# START OF Raw data

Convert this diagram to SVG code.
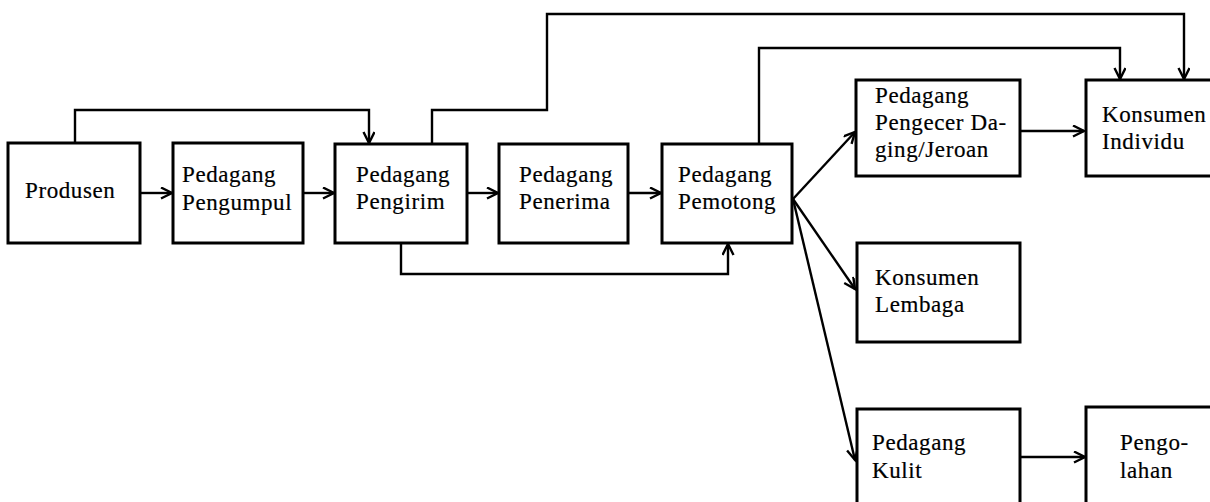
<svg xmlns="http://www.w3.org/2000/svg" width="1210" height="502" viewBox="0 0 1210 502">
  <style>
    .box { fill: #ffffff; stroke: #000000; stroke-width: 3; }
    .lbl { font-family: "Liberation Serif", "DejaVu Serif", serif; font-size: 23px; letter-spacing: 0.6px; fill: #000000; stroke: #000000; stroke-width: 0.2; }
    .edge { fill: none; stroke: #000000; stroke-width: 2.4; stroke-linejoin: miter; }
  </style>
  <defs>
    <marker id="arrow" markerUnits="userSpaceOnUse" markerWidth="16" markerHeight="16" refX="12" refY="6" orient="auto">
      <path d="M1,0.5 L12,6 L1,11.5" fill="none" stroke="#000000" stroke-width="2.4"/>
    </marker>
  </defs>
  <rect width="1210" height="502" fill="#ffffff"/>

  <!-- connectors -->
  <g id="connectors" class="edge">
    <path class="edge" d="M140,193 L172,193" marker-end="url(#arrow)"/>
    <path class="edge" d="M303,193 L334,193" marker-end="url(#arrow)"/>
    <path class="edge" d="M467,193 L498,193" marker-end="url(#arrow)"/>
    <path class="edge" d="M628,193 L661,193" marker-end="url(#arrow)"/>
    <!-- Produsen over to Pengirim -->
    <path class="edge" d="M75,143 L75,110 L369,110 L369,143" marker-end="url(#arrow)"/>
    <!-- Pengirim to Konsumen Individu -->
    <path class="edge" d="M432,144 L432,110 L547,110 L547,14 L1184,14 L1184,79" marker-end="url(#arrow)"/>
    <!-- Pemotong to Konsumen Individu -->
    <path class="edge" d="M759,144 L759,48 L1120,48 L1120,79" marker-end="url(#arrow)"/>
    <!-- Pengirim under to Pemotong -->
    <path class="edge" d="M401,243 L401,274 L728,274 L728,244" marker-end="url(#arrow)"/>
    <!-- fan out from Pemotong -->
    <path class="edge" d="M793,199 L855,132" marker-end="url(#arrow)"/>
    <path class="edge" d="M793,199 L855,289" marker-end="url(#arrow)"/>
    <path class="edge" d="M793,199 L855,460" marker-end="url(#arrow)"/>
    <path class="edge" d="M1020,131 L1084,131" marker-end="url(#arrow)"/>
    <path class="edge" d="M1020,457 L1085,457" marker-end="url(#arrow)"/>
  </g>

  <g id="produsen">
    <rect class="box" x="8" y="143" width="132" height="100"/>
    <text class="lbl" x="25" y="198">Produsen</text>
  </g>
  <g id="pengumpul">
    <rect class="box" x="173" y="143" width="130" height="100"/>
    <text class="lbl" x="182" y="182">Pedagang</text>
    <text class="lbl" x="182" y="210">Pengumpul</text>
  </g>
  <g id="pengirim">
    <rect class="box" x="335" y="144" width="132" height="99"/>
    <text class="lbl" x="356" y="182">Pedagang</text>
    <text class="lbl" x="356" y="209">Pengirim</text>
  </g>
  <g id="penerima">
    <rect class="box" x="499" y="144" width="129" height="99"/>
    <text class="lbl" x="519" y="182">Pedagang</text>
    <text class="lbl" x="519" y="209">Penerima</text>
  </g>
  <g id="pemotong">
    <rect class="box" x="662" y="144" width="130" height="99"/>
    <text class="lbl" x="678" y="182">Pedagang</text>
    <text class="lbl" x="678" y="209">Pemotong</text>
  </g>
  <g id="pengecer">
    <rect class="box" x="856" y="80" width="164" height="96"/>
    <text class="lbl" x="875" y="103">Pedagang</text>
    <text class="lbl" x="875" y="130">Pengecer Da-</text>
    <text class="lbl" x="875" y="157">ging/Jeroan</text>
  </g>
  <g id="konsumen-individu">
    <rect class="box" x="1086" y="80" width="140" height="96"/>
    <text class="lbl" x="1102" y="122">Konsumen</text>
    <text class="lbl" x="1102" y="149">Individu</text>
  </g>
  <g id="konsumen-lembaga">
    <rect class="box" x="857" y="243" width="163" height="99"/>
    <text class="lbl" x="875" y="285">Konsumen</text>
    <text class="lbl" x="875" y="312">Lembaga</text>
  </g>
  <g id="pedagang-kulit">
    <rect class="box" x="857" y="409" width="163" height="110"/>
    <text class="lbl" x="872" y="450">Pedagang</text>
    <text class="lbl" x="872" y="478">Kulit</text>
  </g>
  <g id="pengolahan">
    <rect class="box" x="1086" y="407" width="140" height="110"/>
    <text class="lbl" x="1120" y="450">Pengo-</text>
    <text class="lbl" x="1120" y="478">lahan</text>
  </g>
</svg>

# END OF Raw data

▸ Exercise
Exclude the images and reproduce the remaining data exactly.

▸ Task result
Convert this diagram to SVG code.
<svg xmlns="http://www.w3.org/2000/svg" width="1210" height="502" viewBox="0 0 1210 502">
  <style>
    .box { fill: #ffffff; stroke: #000000; stroke-width: 3; }
    .lbl { font-family: "Liberation Serif", "DejaVu Serif", serif; font-size: 23px; letter-spacing: 0.6px; fill: #000000; stroke: #000000; stroke-width: 0.2; }
    .edge { fill: none; stroke: #000000; stroke-width: 2.4; stroke-linejoin: miter; }
  </style>
  <defs>
    <marker id="arrow" markerUnits="userSpaceOnUse" markerWidth="16" markerHeight="16" refX="12" refY="6" orient="auto">
      <path d="M1,0.5 L12,6 L1,11.5" fill="none" stroke="#000000" stroke-width="2.4"/>
    </marker>
  </defs>
  <rect width="1210" height="502" fill="#ffffff"/>

  <!-- connectors -->
  <g id="connectors" class="edge">
    <path class="edge" d="M140,193 L172,193" marker-end="url(#arrow)"/>
    <path class="edge" d="M303,193 L334,193" marker-end="url(#arrow)"/>
    <path class="edge" d="M467,193 L498,193" marker-end="url(#arrow)"/>
    <path class="edge" d="M628,193 L661,193" marker-end="url(#arrow)"/>
    <!-- Produsen over to Pengirim -->
    <path class="edge" d="M75,143 L75,110 L369,110 L369,143" marker-end="url(#arrow)"/>
    <!-- Pengirim to Konsumen Individu -->
    <path class="edge" d="M432,144 L432,110 L547,110 L547,14 L1184,14 L1184,79" marker-end="url(#arrow)"/>
    <!-- Pemotong to Konsumen Individu -->
    <path class="edge" d="M759,144 L759,48 L1120,48 L1120,79" marker-end="url(#arrow)"/>
    <!-- Pengirim under to Pemotong -->
    <path class="edge" d="M401,243 L401,274 L728,274 L728,244" marker-end="url(#arrow)"/>
    <!-- fan out from Pemotong -->
    <path class="edge" d="M793,199 L855,132" marker-end="url(#arrow)"/>
    <path class="edge" d="M793,199 L855,289" marker-end="url(#arrow)"/>
    <path class="edge" d="M793,199 L855,460" marker-end="url(#arrow)"/>
    <path class="edge" d="M1020,131 L1084,131" marker-end="url(#arrow)"/>
    <path class="edge" d="M1020,457 L1085,457" marker-end="url(#arrow)"/>
  </g>

  <g id="produsen">
    <rect class="box" x="8" y="143" width="132" height="100"/>
    <text class="lbl" x="25" y="198">Produsen</text>
  </g>
  <g id="pengumpul">
    <rect class="box" x="173" y="143" width="130" height="100"/>
    <text class="lbl" x="182" y="182">Pedagang</text>
    <text class="lbl" x="182" y="210">Pengumpul</text>
  </g>
  <g id="pengirim">
    <rect class="box" x="335" y="144" width="132" height="99"/>
    <text class="lbl" x="356" y="182">Pedagang</text>
    <text class="lbl" x="356" y="209">Pengirim</text>
  </g>
  <g id="penerima">
    <rect class="box" x="499" y="144" width="129" height="99"/>
    <text class="lbl" x="519" y="182">Pedagang</text>
    <text class="lbl" x="519" y="209">Penerima</text>
  </g>
  <g id="pemotong">
    <rect class="box" x="662" y="144" width="130" height="99"/>
    <text class="lbl" x="678" y="182">Pedagang</text>
    <text class="lbl" x="678" y="209">Pemotong</text>
  </g>
  <g id="pengecer">
    <rect class="box" x="856" y="80" width="164" height="96"/>
    <text class="lbl" x="875" y="103">Pedagang</text>
    <text class="lbl" x="875" y="130">Pengecer Da-</text>
    <text class="lbl" x="875" y="157">ging/Jeroan</text>
  </g>
  <g id="konsumen-individu">
    <rect class="box" x="1086" y="80" width="140" height="96"/>
    <text class="lbl" x="1102" y="122">Konsumen</text>
    <text class="lbl" x="1102" y="149">Individu</text>
  </g>
  <g id="konsumen-lembaga">
    <rect class="box" x="857" y="243" width="163" height="99"/>
    <text class="lbl" x="875" y="285">Konsumen</text>
    <text class="lbl" x="875" y="312">Lembaga</text>
  </g>
  <g id="pedagang-kulit">
    <rect class="box" x="857" y="409" width="163" height="110"/>
    <text class="lbl" x="872" y="450">Pedagang</text>
    <text class="lbl" x="872" y="478">Kulit</text>
  </g>
  <g id="pengolahan">
    <rect class="box" x="1086" y="407" width="140" height="110"/>
    <text class="lbl" x="1120" y="450">Pengo-</text>
    <text class="lbl" x="1120" y="478">lahan</text>
  </g>
</svg>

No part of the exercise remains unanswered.